Dr. Marjorie J. Spruill, author of Divided We Stand

Sarah Davis, Staff Reporter

Dr. Marjorie J. Spruill spoke on Tuesday, Jan. 31, at the most recent Amicus Curiae lecture “to shed some light on the deeply polarized and bitterly political partisan/political culture that we live in now, and how it came to be that way.” 

Spruill is the author of Divided We Stand: The Battle Over Women’s Rights and Family Values That Polarized American Politics, the themes of which served as focal points for her lecture. 

The book explores the early events of the women’s rights movements, including the decision of Roe v. Wade, Title IX, “federally funded feminism” and the fightback of political and/or religious groups against the Equal Rights Amendment. 
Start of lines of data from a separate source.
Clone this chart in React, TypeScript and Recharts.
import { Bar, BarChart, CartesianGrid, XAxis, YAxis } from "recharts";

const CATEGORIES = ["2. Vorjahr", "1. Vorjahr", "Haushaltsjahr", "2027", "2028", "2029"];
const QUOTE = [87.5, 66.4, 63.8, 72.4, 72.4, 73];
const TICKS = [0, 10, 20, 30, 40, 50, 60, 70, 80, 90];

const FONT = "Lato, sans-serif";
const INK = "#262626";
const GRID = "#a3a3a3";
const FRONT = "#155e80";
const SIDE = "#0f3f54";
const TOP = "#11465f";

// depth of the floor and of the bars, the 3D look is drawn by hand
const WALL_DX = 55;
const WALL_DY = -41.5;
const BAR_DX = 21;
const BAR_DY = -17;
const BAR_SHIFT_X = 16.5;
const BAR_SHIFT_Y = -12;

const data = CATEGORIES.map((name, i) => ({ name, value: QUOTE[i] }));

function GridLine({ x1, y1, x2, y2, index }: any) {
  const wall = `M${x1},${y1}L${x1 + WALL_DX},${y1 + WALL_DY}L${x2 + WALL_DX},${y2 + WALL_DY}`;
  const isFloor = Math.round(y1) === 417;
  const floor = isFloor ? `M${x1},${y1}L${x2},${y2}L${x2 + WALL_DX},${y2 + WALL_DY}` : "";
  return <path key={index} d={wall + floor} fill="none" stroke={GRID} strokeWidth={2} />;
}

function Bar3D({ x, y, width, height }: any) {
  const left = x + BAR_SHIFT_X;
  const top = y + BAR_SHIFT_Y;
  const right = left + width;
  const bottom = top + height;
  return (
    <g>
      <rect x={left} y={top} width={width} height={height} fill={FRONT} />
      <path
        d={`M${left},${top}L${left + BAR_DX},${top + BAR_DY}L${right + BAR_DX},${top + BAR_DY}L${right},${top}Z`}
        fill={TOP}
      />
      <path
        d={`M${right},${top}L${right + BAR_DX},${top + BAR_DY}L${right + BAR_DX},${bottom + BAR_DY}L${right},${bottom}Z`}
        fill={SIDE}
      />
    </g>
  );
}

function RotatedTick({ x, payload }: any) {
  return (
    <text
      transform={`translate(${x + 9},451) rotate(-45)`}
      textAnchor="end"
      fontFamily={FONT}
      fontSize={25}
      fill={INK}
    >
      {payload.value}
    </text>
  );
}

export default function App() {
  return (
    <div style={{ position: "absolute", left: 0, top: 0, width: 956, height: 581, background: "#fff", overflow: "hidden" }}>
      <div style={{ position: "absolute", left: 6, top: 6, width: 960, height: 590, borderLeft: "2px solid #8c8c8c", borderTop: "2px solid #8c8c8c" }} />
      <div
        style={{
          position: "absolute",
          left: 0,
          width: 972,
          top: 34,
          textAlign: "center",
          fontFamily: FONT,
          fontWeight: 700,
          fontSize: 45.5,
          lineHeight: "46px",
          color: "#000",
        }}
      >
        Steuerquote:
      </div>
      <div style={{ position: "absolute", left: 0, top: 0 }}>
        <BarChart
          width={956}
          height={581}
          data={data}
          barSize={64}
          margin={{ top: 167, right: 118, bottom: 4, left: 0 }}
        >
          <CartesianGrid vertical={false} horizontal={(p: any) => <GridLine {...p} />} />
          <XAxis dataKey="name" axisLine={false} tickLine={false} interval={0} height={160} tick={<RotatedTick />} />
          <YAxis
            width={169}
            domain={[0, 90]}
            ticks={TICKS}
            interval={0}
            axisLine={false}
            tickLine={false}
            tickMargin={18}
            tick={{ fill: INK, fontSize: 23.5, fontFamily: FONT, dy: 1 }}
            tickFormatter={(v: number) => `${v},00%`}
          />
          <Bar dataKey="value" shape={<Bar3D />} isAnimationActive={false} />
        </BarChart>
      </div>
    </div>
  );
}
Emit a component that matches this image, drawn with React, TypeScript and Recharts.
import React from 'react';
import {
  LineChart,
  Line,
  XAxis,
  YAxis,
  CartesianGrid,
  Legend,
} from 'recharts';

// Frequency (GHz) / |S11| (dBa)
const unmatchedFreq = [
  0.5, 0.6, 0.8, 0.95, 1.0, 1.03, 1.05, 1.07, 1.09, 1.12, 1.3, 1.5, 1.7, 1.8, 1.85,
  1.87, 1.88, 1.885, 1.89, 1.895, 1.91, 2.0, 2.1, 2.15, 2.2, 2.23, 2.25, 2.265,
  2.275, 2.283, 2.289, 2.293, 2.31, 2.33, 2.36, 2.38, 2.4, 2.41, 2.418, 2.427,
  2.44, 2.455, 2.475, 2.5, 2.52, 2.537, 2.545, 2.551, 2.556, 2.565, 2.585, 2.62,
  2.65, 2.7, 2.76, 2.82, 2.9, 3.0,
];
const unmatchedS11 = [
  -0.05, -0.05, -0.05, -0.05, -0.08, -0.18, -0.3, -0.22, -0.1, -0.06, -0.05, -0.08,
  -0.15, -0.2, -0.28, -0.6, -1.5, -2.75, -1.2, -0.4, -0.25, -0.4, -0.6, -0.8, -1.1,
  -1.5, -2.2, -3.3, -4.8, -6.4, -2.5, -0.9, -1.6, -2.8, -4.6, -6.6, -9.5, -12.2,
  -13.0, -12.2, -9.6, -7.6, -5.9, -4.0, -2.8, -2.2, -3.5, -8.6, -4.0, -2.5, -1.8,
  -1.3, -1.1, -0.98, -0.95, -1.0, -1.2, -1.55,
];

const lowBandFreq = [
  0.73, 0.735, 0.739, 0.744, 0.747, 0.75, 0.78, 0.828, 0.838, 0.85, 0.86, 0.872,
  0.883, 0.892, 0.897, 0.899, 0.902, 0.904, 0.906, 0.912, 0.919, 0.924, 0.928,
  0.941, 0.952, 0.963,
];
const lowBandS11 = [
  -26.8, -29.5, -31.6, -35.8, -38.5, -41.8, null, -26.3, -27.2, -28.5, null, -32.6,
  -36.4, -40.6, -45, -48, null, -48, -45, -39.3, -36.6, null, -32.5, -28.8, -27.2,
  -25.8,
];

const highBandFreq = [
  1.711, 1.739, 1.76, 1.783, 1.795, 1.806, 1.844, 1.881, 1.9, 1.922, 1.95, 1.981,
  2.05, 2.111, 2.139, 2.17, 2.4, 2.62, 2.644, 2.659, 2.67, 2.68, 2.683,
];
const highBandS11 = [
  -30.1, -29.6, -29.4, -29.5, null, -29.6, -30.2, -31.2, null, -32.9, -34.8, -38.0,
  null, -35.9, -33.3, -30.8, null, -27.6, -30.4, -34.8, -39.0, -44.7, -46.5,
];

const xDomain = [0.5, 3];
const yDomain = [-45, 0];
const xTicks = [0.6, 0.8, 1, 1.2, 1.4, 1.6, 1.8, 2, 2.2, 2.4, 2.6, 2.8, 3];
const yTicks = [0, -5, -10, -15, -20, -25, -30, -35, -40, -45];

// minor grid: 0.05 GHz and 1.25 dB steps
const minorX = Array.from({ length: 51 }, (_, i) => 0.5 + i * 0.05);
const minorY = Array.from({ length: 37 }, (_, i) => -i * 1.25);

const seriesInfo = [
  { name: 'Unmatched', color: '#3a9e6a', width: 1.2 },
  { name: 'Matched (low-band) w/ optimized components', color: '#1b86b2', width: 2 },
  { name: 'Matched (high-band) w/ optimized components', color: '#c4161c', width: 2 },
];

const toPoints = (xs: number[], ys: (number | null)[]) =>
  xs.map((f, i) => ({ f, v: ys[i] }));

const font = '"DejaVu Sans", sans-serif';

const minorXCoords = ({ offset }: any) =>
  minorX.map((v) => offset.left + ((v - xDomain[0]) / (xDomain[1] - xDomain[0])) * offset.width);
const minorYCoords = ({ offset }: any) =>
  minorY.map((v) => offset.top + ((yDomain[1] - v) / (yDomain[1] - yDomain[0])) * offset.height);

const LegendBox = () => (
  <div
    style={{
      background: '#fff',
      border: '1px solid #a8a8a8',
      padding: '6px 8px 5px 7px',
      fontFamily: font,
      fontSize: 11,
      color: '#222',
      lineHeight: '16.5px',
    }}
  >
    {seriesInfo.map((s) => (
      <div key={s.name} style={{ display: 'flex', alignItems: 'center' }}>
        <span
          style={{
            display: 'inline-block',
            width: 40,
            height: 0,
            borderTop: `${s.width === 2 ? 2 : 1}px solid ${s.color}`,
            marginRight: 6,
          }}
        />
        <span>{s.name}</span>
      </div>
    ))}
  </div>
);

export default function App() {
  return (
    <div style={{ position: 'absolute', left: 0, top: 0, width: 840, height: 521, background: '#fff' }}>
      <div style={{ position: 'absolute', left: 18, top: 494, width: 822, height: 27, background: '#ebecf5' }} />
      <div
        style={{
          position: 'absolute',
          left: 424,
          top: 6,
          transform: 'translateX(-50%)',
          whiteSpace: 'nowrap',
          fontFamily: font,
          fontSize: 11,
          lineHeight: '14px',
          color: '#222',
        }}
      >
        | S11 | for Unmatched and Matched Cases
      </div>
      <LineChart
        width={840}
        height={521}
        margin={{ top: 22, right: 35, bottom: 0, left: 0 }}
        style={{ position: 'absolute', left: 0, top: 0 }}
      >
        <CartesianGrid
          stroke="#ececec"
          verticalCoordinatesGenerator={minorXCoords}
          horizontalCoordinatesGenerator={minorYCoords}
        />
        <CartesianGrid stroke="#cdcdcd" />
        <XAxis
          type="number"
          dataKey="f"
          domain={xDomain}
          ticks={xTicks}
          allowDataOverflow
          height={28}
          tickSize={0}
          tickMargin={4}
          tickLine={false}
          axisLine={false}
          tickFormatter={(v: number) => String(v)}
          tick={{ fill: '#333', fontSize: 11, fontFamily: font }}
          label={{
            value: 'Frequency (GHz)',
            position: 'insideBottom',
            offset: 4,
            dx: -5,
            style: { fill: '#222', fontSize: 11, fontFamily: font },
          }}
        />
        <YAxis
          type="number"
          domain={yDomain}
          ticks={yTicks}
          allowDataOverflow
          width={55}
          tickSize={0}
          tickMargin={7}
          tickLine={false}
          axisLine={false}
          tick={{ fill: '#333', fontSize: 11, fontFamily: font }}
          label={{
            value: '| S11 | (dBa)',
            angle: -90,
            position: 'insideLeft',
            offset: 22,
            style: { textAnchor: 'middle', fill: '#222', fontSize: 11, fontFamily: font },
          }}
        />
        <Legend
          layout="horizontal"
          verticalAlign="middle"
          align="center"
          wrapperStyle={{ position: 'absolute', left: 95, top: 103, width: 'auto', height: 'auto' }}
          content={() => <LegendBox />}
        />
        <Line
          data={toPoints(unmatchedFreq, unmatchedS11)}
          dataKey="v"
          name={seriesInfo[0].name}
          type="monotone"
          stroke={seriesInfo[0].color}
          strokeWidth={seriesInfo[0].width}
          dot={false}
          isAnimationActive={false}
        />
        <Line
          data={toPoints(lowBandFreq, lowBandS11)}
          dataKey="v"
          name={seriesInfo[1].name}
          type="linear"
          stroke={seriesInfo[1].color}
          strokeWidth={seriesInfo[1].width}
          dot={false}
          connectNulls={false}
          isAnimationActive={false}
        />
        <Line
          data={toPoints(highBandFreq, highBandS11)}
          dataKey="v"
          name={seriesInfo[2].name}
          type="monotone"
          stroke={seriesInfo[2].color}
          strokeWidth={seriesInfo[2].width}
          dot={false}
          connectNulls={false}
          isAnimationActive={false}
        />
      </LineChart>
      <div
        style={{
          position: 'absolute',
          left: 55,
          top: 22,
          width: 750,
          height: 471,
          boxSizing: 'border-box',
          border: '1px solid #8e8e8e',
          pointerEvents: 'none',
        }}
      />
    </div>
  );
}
The main portion of Divided We Stand explores the individuality of the states and how they conducted the Women’s Rights Movement. Spruill believes these state meetings were “the heart of the story” for women’s rights in the 1970s.

She went on to comment on how these individual state meetings paved the way for the 1977 National Women’s Conference in Houston, Texas. 

“This was an extraordinary event in U.S. history,” she said. 

Spruill also discussed how the National Women’s Conference sparked a new phenomenon, which led to the National Plan of Action and further opportunities for women.

The final section of Divided We Stand talks about how the Women’s Rights Movement of the 1970s affects the present day. However, Spruill added that much has happened since Divided We Stand was published in 2017. She mentioned an increase of women politicians, the Me Too movement and the reversal of Roe v. Wade. With an increase of women politicians, many Americans can also see a political divide.

“Women are more visible and powerful in politics than ever before but clearly stand divided,” she said. 

Spruill concluded her lecture with a summary of what she discussed, saying:

“Issues that affect us, in the most personal and profound manner possible, issues loaded with moral and religious significance that lead women to profoundly different conclusions, continue to be fought out in the political arena and settled at the ballot box.” 

Dr. Patricia Proctor, director of the Simon Perry Center for Constitutional Democracy, hosted the event. The Amicus Curiae Lecture Series is sponsored by the center alongside the West Virginia Humanities Council.